What McNeil has, though, is experience — a positive attribute defensive coordinator Ted Roof needed 8 seconds to settle on when asked earlier this spring what McNeil has done to stand out.
“You can see that he’s played a lot of football,” Roof said of McNeil, who started all 12 games at free safety in 2008.
Freeman doesn’t have much experience at the Division-I level, but he’s certainly flashed potential — even if it was just in one game last year against LSU.
Freeman was out of sync on defense throughout the first half of the season before stepping away from the program briefly to address personal issues. He returned one game later and played like an All-SEC linebacker against the Bengal Tigers, picking up 12 tackles, including a sack and two for a loss.
The end of his season was derailed by injuries and he barely played in the Outback Bowl because Auburn ran its nickel package from start to finish.
His teammates say they’ve seen a different Freeman this spring, one that’s focused less on not making mistakes and more on just playing football.
“Before, he was just thinking too much,” linebacker Craig Stevens said. “Now he’s calm out there, he’s kind of playing the way he wants to play now. I see a lot of improvement in him, and I think he’ll be good going into the season.”

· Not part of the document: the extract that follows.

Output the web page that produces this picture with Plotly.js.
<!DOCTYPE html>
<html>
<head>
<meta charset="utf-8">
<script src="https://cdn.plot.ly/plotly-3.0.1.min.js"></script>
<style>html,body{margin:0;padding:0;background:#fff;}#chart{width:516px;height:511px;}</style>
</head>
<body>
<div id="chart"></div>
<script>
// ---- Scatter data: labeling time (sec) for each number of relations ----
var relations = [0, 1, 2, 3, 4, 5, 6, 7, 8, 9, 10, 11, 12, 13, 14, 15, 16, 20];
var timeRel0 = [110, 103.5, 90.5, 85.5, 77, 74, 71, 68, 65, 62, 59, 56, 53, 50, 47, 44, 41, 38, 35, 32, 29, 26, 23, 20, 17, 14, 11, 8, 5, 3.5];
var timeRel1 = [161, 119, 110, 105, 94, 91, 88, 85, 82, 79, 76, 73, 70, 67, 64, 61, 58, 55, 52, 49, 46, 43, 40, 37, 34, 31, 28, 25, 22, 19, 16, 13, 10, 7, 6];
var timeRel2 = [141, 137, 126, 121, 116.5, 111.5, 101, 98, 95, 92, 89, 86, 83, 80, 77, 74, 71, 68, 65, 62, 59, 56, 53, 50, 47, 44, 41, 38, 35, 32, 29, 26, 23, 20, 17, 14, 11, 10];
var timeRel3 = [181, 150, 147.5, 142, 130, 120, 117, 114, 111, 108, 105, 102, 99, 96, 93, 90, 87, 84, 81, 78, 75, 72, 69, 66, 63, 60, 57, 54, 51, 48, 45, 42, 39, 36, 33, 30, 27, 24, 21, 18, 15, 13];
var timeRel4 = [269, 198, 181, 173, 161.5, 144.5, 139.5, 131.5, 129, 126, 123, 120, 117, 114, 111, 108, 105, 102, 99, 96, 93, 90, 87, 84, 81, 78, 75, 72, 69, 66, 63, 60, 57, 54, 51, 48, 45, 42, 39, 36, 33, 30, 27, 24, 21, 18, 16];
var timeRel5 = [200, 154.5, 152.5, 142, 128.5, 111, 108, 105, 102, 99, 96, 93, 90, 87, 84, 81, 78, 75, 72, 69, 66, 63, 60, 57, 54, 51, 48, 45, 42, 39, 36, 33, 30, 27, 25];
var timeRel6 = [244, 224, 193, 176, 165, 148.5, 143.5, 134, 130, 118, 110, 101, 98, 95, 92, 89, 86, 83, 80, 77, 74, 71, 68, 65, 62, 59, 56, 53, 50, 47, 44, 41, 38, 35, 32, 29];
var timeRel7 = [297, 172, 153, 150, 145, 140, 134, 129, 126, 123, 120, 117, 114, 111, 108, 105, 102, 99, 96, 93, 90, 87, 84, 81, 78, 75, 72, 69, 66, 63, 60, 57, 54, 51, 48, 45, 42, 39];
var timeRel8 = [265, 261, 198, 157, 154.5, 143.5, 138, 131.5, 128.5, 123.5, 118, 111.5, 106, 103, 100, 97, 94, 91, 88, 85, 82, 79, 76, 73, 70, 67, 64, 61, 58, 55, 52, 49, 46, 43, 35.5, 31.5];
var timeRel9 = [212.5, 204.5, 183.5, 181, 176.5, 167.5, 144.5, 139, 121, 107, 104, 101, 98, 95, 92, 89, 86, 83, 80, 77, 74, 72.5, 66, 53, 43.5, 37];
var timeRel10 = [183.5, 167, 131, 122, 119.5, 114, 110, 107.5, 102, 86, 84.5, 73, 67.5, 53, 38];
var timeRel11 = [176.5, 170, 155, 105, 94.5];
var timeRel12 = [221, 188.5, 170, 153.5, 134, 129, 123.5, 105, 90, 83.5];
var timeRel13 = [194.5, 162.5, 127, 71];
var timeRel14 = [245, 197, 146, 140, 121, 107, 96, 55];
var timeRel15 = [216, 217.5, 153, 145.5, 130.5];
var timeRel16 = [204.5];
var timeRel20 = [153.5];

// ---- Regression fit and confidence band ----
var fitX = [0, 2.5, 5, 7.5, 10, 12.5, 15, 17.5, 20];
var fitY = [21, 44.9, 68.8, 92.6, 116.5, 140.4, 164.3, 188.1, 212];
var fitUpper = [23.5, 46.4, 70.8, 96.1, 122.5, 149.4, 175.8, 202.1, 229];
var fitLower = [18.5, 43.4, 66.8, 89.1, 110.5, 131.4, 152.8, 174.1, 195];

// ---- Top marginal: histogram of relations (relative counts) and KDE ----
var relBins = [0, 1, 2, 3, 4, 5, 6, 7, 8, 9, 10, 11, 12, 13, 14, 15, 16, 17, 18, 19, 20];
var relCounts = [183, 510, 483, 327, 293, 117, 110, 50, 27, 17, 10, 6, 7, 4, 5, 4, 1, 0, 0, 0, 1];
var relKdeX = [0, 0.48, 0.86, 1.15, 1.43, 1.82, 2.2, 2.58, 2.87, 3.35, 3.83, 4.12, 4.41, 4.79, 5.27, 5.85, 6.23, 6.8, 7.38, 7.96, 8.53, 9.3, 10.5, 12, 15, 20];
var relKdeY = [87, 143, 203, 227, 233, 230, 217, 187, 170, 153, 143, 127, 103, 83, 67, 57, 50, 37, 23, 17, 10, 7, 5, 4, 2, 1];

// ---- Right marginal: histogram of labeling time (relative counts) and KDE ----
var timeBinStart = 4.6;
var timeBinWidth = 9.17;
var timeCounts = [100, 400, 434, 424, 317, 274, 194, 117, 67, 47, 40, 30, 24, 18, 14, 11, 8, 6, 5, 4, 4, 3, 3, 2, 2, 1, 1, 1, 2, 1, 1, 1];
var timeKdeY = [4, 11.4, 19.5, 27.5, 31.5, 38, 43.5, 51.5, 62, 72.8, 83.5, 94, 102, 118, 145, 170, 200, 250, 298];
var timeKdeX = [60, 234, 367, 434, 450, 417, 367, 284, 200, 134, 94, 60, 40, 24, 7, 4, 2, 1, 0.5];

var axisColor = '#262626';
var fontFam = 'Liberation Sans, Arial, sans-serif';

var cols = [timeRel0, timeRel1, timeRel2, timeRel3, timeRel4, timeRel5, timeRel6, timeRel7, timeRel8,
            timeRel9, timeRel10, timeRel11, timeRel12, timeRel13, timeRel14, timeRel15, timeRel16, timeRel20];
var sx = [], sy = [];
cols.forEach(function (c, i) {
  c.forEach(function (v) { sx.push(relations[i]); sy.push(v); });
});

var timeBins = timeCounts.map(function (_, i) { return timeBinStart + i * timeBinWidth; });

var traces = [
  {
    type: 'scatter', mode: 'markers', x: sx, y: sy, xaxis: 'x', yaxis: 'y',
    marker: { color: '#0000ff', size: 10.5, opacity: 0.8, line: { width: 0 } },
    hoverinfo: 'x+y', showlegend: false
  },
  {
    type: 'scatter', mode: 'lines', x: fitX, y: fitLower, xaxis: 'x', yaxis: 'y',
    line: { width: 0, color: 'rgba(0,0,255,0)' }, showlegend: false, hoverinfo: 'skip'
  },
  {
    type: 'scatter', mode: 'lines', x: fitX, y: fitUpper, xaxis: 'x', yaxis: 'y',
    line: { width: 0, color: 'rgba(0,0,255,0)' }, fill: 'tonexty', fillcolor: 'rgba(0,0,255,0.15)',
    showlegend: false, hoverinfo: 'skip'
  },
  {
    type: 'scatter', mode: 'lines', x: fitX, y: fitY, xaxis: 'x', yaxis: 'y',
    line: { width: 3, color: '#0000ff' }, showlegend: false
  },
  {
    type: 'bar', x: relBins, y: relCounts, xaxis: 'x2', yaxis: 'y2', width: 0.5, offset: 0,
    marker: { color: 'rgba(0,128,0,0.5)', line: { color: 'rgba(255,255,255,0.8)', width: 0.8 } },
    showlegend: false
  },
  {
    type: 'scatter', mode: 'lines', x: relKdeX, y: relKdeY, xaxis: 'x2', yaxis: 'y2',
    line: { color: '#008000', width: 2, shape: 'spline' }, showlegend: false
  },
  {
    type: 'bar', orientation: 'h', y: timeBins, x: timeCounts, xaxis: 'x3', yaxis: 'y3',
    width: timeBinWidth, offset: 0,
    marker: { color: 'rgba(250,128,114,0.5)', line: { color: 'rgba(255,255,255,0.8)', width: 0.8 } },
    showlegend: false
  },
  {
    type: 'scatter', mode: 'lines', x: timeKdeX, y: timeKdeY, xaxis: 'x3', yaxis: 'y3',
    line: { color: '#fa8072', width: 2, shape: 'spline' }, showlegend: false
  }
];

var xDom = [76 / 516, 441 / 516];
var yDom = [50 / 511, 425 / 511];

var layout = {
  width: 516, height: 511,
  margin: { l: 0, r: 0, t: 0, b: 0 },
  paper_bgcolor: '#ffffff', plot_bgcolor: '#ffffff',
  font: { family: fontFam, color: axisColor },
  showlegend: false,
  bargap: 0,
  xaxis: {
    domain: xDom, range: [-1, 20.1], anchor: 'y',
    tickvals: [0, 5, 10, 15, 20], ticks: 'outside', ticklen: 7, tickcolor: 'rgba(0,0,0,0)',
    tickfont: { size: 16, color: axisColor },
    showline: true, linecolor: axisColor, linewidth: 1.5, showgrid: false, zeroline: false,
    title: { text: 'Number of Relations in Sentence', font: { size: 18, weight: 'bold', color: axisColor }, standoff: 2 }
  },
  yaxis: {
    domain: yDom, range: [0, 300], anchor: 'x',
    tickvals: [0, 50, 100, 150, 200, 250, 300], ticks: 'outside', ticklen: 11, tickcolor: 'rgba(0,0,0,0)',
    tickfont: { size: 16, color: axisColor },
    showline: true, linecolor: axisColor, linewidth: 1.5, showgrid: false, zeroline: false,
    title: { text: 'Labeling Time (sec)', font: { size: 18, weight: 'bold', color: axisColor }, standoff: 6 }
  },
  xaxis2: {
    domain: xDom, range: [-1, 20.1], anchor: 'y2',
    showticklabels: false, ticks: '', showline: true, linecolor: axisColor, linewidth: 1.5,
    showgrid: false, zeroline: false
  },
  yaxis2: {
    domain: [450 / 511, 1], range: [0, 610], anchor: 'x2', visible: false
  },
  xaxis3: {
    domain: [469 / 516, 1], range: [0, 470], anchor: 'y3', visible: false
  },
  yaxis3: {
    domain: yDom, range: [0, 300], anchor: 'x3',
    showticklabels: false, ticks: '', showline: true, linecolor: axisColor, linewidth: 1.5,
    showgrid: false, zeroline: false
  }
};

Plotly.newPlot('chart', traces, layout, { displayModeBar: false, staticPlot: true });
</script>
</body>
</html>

Freeman spent all of 2009 as a weakside linebacker, but has been working at all the positions this spring, as Roof tries to figure out who are his best overall linebackers, not just the best at one certain position.
Rising sophomore Jonathan Evans has received plenty of praise from coaches, and he appears to be putting heat on Freeman for a starting position.
“Anytime there’s a transition, there are growing pains. (Evans) certainly went through those growing pains,” Roof said. “How he’s responded to those and the way he’s handled those, I’ve been pleased.
“There has got to be a sense of urgency from all of us. We’re in a race against the clock. We have to get better right now. He’s done a good job with that sense of urgency.”